■ Written problem
Exactly retype the lines from the top of the data through the line containing "Chart.register(...registerables);", leaving out every picture.

■ Supplied information
# # # # # # #

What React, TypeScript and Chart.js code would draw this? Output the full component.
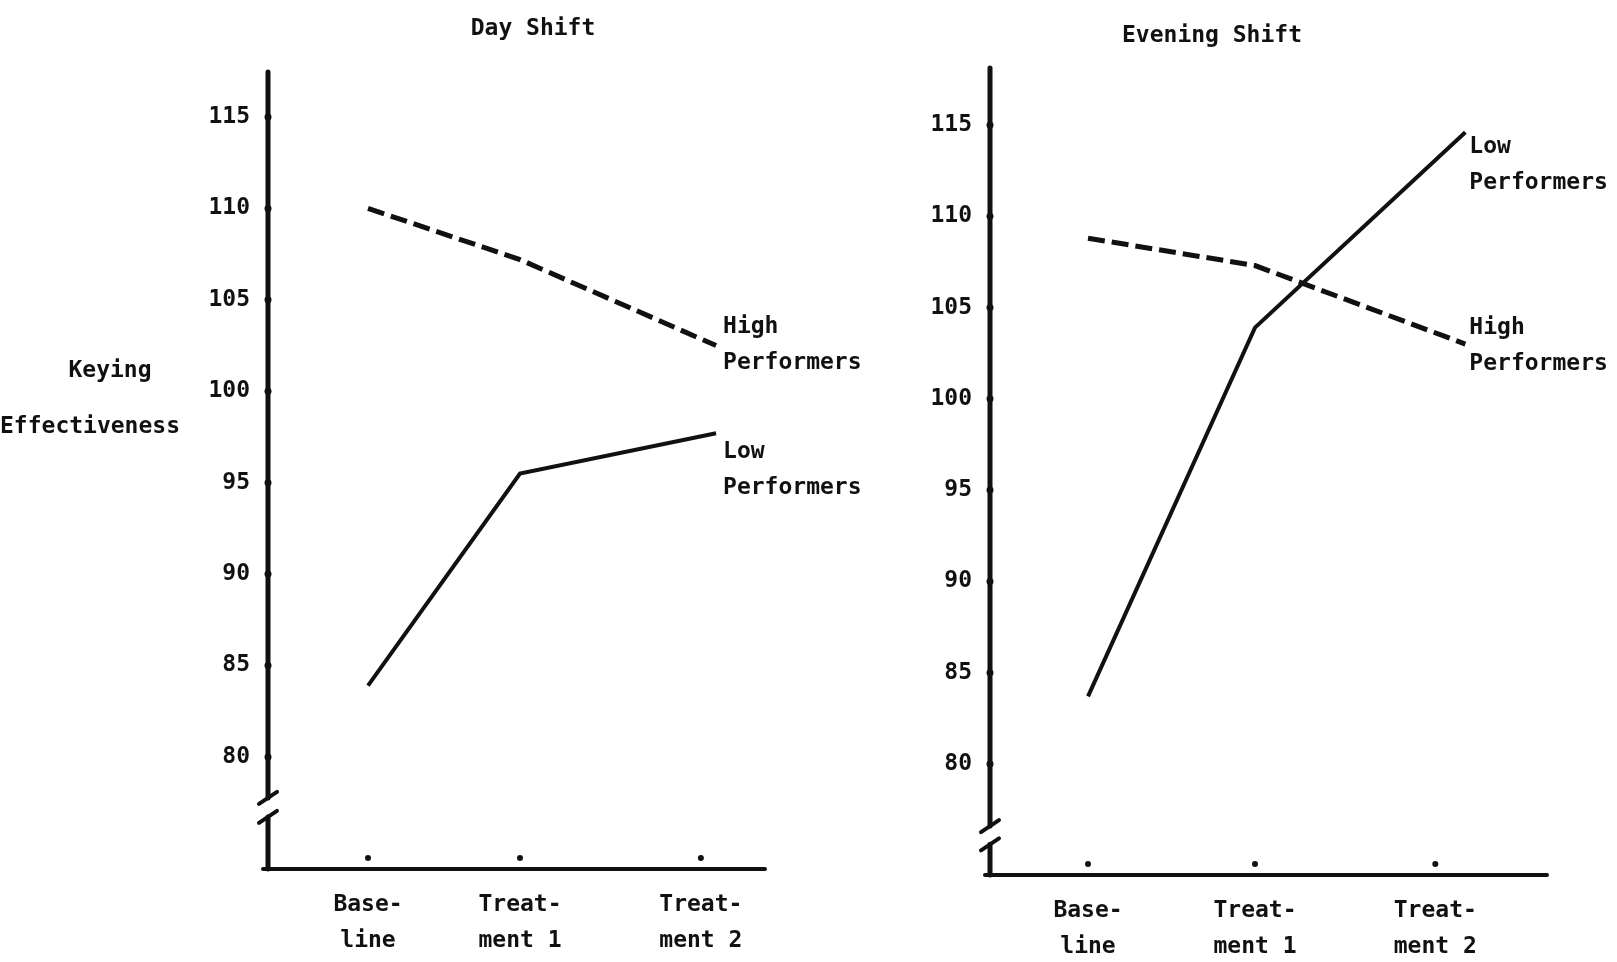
import React, { useEffect, useRef } from "react";
import { Chart, registerables } from "chart.js";

Chart.register(...registerables);

// ---------- data ----------
const categories: string[][] = [
  ["Base-", "line"],
  ["Treat-", "ment 1"],
  ["Treat-", "ment 2"],
];
const yTicks = [80, 85, 90, 95, 100, 105, 110, 115];

// occasion positions on the x scale (ticks) and where each series' points sit
const dayTickX = [1, 2, 3.19];
const dayPointX = [1, 2, 3.29];
const dayHigh = [110.0, 107.2, 102.5];
const dayLow = [83.9, 95.5, 97.7];

const eveTickX = [1, 2, 3.08];
const evePointX = [1, 2, 3.26];
const eveHigh = [108.8, 107.3, 103.0];
const eveLow = [83.7, 103.9, 114.6];

const highLabel = ["High", "Performers"];
const lowLabel = ["Low", "Performers"];
const yTitle = ["Keying", "Effectiveness"];

// ---------- styling ----------
const INK = "#111111";
const FAMILY = '"DejaVu Sans Mono", "Liberation Mono", monospace';
const FONT = `bold 23px ${FAMILY}`;

type Panel = {
  title: string;
  tickX: number[];
  pointX: number[];
  high: number[];
  low: number[];
  xMin: number;
  xMax: number;
  yMin: number;
  yMax: number;
  breakHi: number;
  breakLo: number;
  canvasLeft: number;
  canvasWidth: number;
  padTop: number;
  padRight: number;
  yAxisWidth: number;
  xAxisHeight: number;
  titleX: number;
  titleBaseline: number;
  showYTitle: boolean;
  labelDx: number;
  highDy: number;
  lowDy: number;
};

const panels: Panel[] = [
  {
    title: "Day Shift",
    tickX: dayTickX,
    pointX: dayPointX,
    high: dayHigh,
    low: dayLow,
    xMin: 0.342,
    xMax: 3.612,
    yMin: 73.87,
    yMax: 117.46,
    breakHi: 77.76,
    breakLo: 76.72,
    canvasLeft: 0,
    canvasWidth: 900,
    padTop: 72,
    padRight: 135,
    yAxisWidth: 268,
    xAxisHeight: 93,
    titleX: 533,
    titleBaseline: 35,
    showYTitle: true,
    labelDx: 7,
    highDy: -13,
    lowDy: 25,
  },
  {
    title: "Evening Shift",
    tickX: eveTickX,
    pointX: evePointX,
    high: eveHigh,
    low: eveLow,
    xMin: 0.413,
    xMax: 3.749,
    yMin: 73.92,
    yMax: 118.12,
    breakHi: 76.6,
    breakLo: 75.6,
    canvasLeft: 808,
    canvasWidth: 809,
    padTop: 68,
    padRight: 70,
    yAxisWidth: 182,
    xAxisHeight: 87,
    titleX: 404,
    titleBaseline: 42,
    showYTitle: false,
    labelDx: 4,
    highDy: -10,
    lowDy: 21,
  },
];

function makeDecor(p: Panel) {
  return {
    id: "decor",
    afterDraw(chart: any) {
      const ctx: CanvasRenderingContext2D = chart.ctx;
      const xs = chart.scales.x;
      const ys = chart.scales.y;
      const { left, right, top, bottom } = chart.chartArea;
      const seg = (x1: number, y1: number, x2: number, y2: number) => {
        ctx.beginPath();
        ctx.moveTo(x1, y1);
        ctx.lineTo(x2, y2);
        ctx.stroke();
      };
      const dot = (x: number, y: number, r: number) => {
        ctx.beginPath();
        ctx.arc(x, y, r, 0, Math.PI * 2);
        ctx.fill();
      };
      ctx.save();
      ctx.strokeStyle = INK;
      ctx.fillStyle = INK;
      ctx.lineCap = "round";

      // y axis with break
      const yb1 = ys.getPixelForValue(p.breakHi);
      const yb2 = ys.getPixelForValue(p.breakLo);
      ctx.lineWidth = 5;
      seg(left, top, left, yb1);
      seg(left, yb2, left, bottom);
      ctx.lineWidth = 4;
      seg(left - 9, yb1 + 6, left + 9, yb1 - 6);
      seg(left - 9, yb2 + 6, left + 9, yb2 - 6);

      // x axis
      ctx.lineWidth = 4;
      seg(left - 5, bottom, right, bottom);

      // tick dots
      yTicks.forEach((v) => dot(left, ys.getPixelForValue(v), 3.5));
      p.tickX.forEach((v) => dot(xs.getPixelForValue(v), bottom - 11, 3));

      // texts
      ctx.font = FONT;
      ctx.textBaseline = "alphabetic";
      ctx.textAlign = "center";
      ctx.fillText(p.title, p.titleX, p.titleBaseline);

      if (p.showYTitle) {
        ctx.textAlign = "center";
        ctx.fillText(yTitle[0], 110, 377);
        ctx.textAlign = "left";
        ctx.fillText(yTitle[1], 0, 433);
      }

      const last = p.pointX.length - 1;
      const drawLabel = (lines: string[], xv: number, yv: number, dy: number) => {
        const px = xs.getPixelForValue(xv) + p.labelDx;
        const py = ys.getPixelForValue(yv) + dy;
        ctx.textAlign = "left";
        lines.forEach((t, i) => ctx.fillText(t, px, py + i * 36));
      };
      drawLabel(highLabel, p.pointX[last], p.high[last], p.highDy);
      drawLabel(lowLabel, p.pointX[last], p.low[last], p.lowDy);

      ctx.restore();
    },
  };
}

function PanelChart({ p }: { p: Panel }) {
  const ref = useRef<HTMLCanvasElement | null>(null);
  useEffect(() => {
    if (!ref.current) return;
    const tickFont = { family: FAMILY, size: 23, weight: "bold" as const, lineHeight: "36px" };
    const chart = new Chart(ref.current, {
      type: "line",
      data: {
        datasets: [
          {
            label: "High Performers",
            data: p.pointX.map((x, i) => ({ x, y: p.high[i] })),
            borderColor: INK,
            borderWidth: 5,
            borderDash: [17, 7],
            pointRadius: 0,
            tension: 0,
            fill: false,
          },
          {
            label: "Low Performers",
            data: p.pointX.map((x, i) => ({ x, y: p.low[i] })),
            borderColor: INK,
            borderWidth: 4,
            pointRadius: 0,
            tension: 0,
            fill: false,
          },
        ],
      },
      options: {
        responsive: false,
        animation: false,
        devicePixelRatio: 1,
        layout: { padding: { top: p.padTop, right: p.padRight, left: 0, bottom: 0 } },
        plugins: {
          legend: { display: false },
          tooltip: { enabled: false },
          title: { display: false },
        },
        scales: {
          x: {
            type: "linear",
            min: p.xMin,
            max: p.xMax,
            grid: { display: false, drawTicks: false },
            border: { display: false },
            afterBuildTicks: (s: any) => {
              s.ticks = p.tickX.map((v) => ({ value: v }));
            },
            afterFit: (s: any) => {
              s.height = p.xAxisHeight;
            },
            ticks: {
              autoSkip: false,
              maxRotation: 0,
              minRotation: 0,
              padding: 18,
              color: INK,
              font: tickFont,
              callback: (_v: any, i: number) => categories[i],
            },
          },
          y: {
            type: "linear",
            min: p.yMin,
            max: p.yMax,
            grid: { display: false, drawTicks: false },
            border: { display: false },
            afterBuildTicks: (s: any) => {
              s.ticks = yTicks.map((v) => ({ value: v }));
            },
            afterFit: (s: any) => {
              s.width = p.yAxisWidth;
            },
            ticks: {
              autoSkip: false,
              padding: 18,
              color: INK,
              font: { family: FAMILY, size: 23, weight: "bold" as const },
              callback: (v: any) => String(v),
            },
          },
        },
      },
      plugins: [makeDecor(p)],
    } as any);
    return () => chart.destroy();
  }, [p]);
  return (
    <canvas
      ref={ref}
      width={p.canvasWidth}
      height={962}
      style={{ position: "absolute", left: p.canvasLeft, top: 0, width: p.canvasWidth, height: 962, display: "block" }}
    />
  );
}

export default function App() {
  return (
    <div style={{ position: "absolute", left: 0, top: 0, width: 1617, height: 962, background: "#ffffff", overflow: "hidden" }}>
      {panels.map((p) => (
        <PanelChart key={p.title} p={p} />
      ))}
    </div>
  );
}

# # # # # # #

■ Solution for this problem
What React, TypeScript and Chart.js code would draw this? Output the full component.
import React, { useEffect, useRef } from "react";
import { Chart, registerables } from "chart.js";

Chart.register(...registerables);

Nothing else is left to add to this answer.